WHAT THE TASK REQUIRES –
All the data below goes into the copy word for word, but the pictures don't.

DATA SEGMENT –
:::::

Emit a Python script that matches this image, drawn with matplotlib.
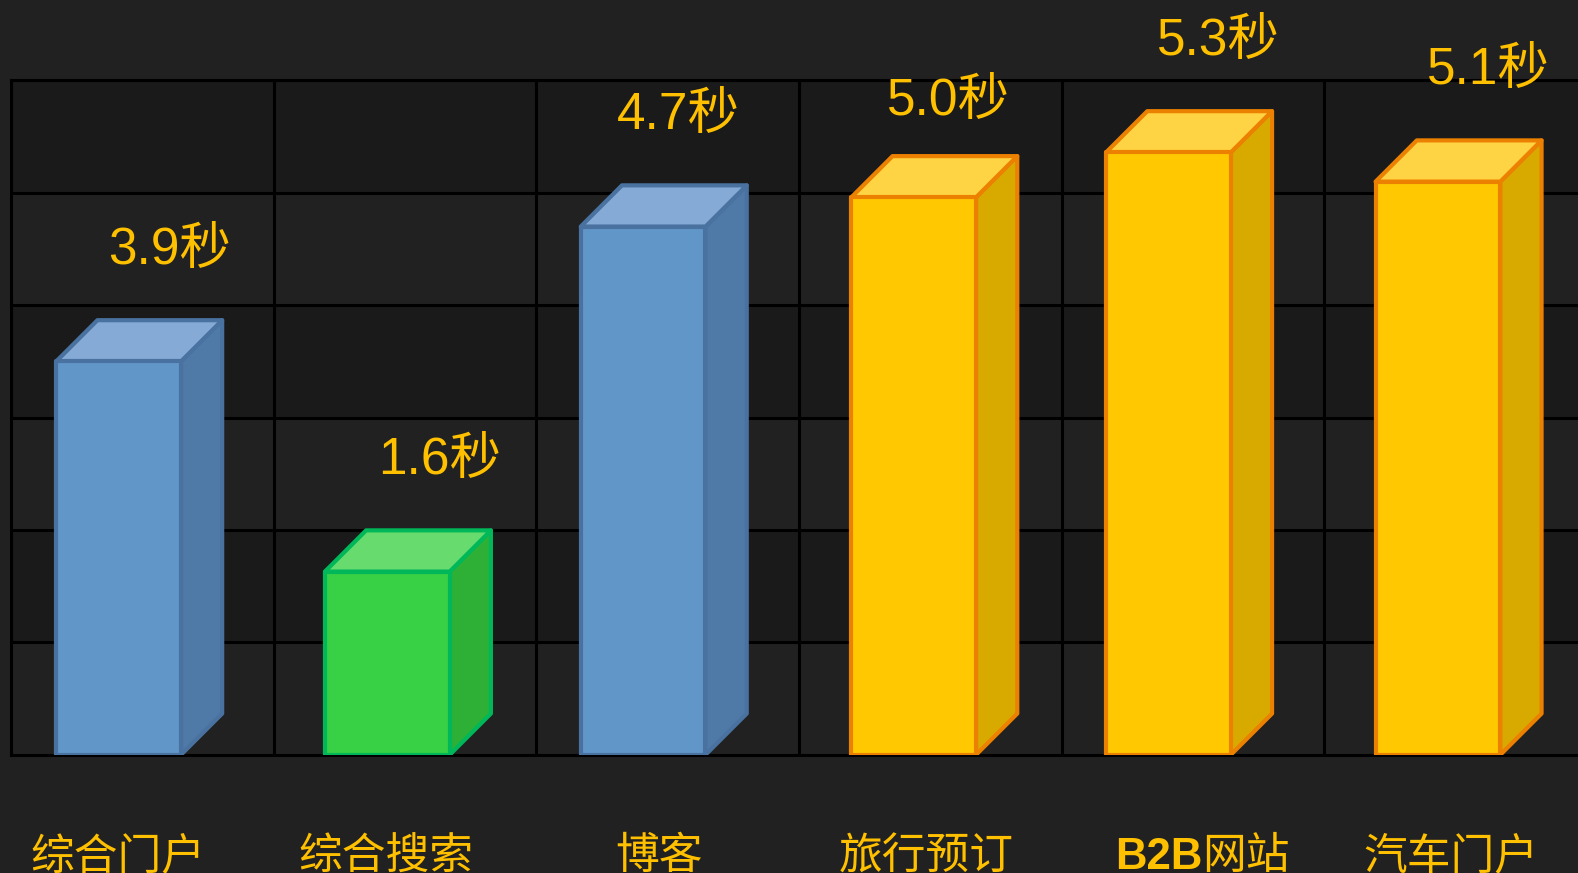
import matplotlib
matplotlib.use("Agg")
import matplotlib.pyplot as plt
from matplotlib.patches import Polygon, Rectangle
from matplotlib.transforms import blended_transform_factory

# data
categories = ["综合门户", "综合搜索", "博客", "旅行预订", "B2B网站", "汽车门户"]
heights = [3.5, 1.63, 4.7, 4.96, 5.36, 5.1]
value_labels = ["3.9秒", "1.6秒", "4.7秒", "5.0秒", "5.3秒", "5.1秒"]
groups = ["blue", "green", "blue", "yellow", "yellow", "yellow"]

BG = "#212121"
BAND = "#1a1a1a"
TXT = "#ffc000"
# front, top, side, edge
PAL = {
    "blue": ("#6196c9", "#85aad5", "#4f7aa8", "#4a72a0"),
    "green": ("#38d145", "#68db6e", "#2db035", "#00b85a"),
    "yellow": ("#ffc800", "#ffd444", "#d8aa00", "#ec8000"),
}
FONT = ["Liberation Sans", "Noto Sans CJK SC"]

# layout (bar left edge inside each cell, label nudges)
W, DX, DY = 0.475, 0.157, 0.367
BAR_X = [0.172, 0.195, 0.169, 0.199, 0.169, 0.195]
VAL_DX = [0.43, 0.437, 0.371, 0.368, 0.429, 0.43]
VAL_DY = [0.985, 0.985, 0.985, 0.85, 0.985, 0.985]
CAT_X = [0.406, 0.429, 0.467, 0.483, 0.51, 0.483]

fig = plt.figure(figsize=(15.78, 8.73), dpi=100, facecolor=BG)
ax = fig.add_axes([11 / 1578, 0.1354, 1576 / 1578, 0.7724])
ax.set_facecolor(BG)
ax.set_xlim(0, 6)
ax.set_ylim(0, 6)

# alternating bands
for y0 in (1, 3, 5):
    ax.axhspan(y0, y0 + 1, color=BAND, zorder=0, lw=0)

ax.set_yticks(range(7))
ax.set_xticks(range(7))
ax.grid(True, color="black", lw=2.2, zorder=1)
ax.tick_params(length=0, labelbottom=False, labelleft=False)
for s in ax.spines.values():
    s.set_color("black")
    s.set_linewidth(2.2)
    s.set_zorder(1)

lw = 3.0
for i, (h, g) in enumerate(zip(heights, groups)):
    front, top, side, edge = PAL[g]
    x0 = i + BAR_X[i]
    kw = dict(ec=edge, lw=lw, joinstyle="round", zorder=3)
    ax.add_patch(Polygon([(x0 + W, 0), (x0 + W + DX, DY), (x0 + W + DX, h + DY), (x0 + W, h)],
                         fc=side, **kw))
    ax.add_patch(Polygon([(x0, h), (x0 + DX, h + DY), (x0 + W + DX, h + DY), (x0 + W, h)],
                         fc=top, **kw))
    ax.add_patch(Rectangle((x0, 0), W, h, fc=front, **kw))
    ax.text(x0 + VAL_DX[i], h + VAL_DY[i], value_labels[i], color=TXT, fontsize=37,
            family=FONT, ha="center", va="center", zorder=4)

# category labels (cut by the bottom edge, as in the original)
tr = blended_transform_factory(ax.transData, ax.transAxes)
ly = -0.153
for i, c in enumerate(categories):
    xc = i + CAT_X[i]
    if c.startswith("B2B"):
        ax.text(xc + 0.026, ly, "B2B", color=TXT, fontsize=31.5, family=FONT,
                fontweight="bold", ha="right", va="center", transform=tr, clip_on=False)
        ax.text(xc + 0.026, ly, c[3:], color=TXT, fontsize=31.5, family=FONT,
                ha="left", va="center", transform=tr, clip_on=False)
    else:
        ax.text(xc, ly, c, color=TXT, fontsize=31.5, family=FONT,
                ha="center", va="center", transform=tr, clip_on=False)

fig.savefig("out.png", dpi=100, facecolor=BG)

:::::

RESULT FOR THIS EXERCISE –
Emit a Python script that matches this image, drawn with matplotlib.
import matplotlib
matplotlib.use("Agg")
import matplotlib.pyplot as plt
from matplotlib.patches import Polygon, Rectangle
from matplotlib.transforms import blended_transform_factory

# data
categories = ["综合门户", "综合搜索", "博客", "旅行预订", "B2B网站", "汽车门户"]
heights = [3.5, 1.63, 4.7, 4.96, 5.36, 5.1]
value_labels = ["3.9秒", "1.6秒", "4.7秒", "5.0秒", "5.3秒", "5.1秒"]
groups = ["blue", "green", "blue", "yellow", "yellow", "yellow"]

BG = "#212121"
BAND = "#1a1a1a"
TXT = "#ffc000"
# front, top, side, edge
PAL = {
    "blue": ("#6196c9", "#85aad5", "#4f7aa8", "#4a72a0"),
    "green": ("#38d145", "#68db6e", "#2db035", "#00b85a"),
    "yellow": ("#ffc800", "#ffd444", "#d8aa00", "#ec8000"),
}
FONT = ["Liberation Sans", "Noto Sans CJK SC"]

# layout (bar left edge inside each cell, label nudges)
W, DX, DY = 0.475, 0.157, 0.367
BAR_X = [0.172, 0.195, 0.169, 0.199, 0.169, 0.195]
VAL_DX = [0.43, 0.437, 0.371, 0.368, 0.429, 0.43]
VAL_DY = [0.985, 0.985, 0.985, 0.85, 0.985, 0.985]
CAT_X = [0.406, 0.429, 0.467, 0.483, 0.51, 0.483]

fig = plt.figure(figsize=(15.78, 8.73), dpi=100, facecolor=BG)
ax = fig.add_axes([11 / 1578, 0.1354, 1576 / 1578, 0.7724])
ax.set_facecolor(BG)
ax.set_xlim(0, 6)
ax.set_ylim(0, 6)

# alternating bands
for y0 in (1, 3, 5):
    ax.axhspan(y0, y0 + 1, color=BAND, zorder=0, lw=0)

ax.set_yticks(range(7))
ax.set_xticks(range(7))
ax.grid(True, color="black", lw=2.2, zorder=1)
ax.tick_params(length=0, labelbottom=False, labelleft=False)
for s in ax.spines.values():
    s.set_color("black")
    s.set_linewidth(2.2)
    s.set_zorder(1)

lw = 3.0
for i, (h, g) in enumerate(zip(heights, groups)):
    front, top, side, edge = PAL[g]
    x0 = i + BAR_X[i]
    kw = dict(ec=edge, lw=lw, joinstyle="round", zorder=3)
    ax.add_patch(Polygon([(x0 + W, 0), (x0 + W + DX, DY), (x0 + W + DX, h + DY), (x0 + W, h)],
                         fc=side, **kw))
    ax.add_patch(Polygon([(x0, h), (x0 + DX, h + DY), (x0 + W + DX, h + DY), (x0 + W, h)],
                         fc=top, **kw))
    ax.add_patch(Rectangle((x0, 0), W, h, fc=front, **kw))
    ax.text(x0 + VAL_DX[i], h + VAL_DY[i], value_labels[i], color=TXT, fontsize=37,
            family=FONT, ha="center", va="center", zorder=4)

# category labels (cut by the bottom edge, as in the original)
tr = blended_transform_factory(ax.transData, ax.transAxes)
ly = -0.153
for i, c in enumerate(categories):
    xc = i + CAT_X[i]
    if c.startswith("B2B"):
        ax.text(xc + 0.026, ly, "B2B", color=TXT, fontsize=31.5, family=FONT,
                fontweight="bold", ha="right", va="center", transform=tr, clip_on=False)
        ax.text(xc + 0.026, ly, c[3:], color=TXT, fontsize=31.5, family=FONT,
                ha="left", va="center", transform=tr, clip_on=False)
    else:
        ax.text(xc, ly, c, color=TXT, fontsize=31.5, family=FONT,
                ha="center", va="center", transform=tr, clip_on=False)

fig.savefig("out.png", dpi=100, facecolor=BG)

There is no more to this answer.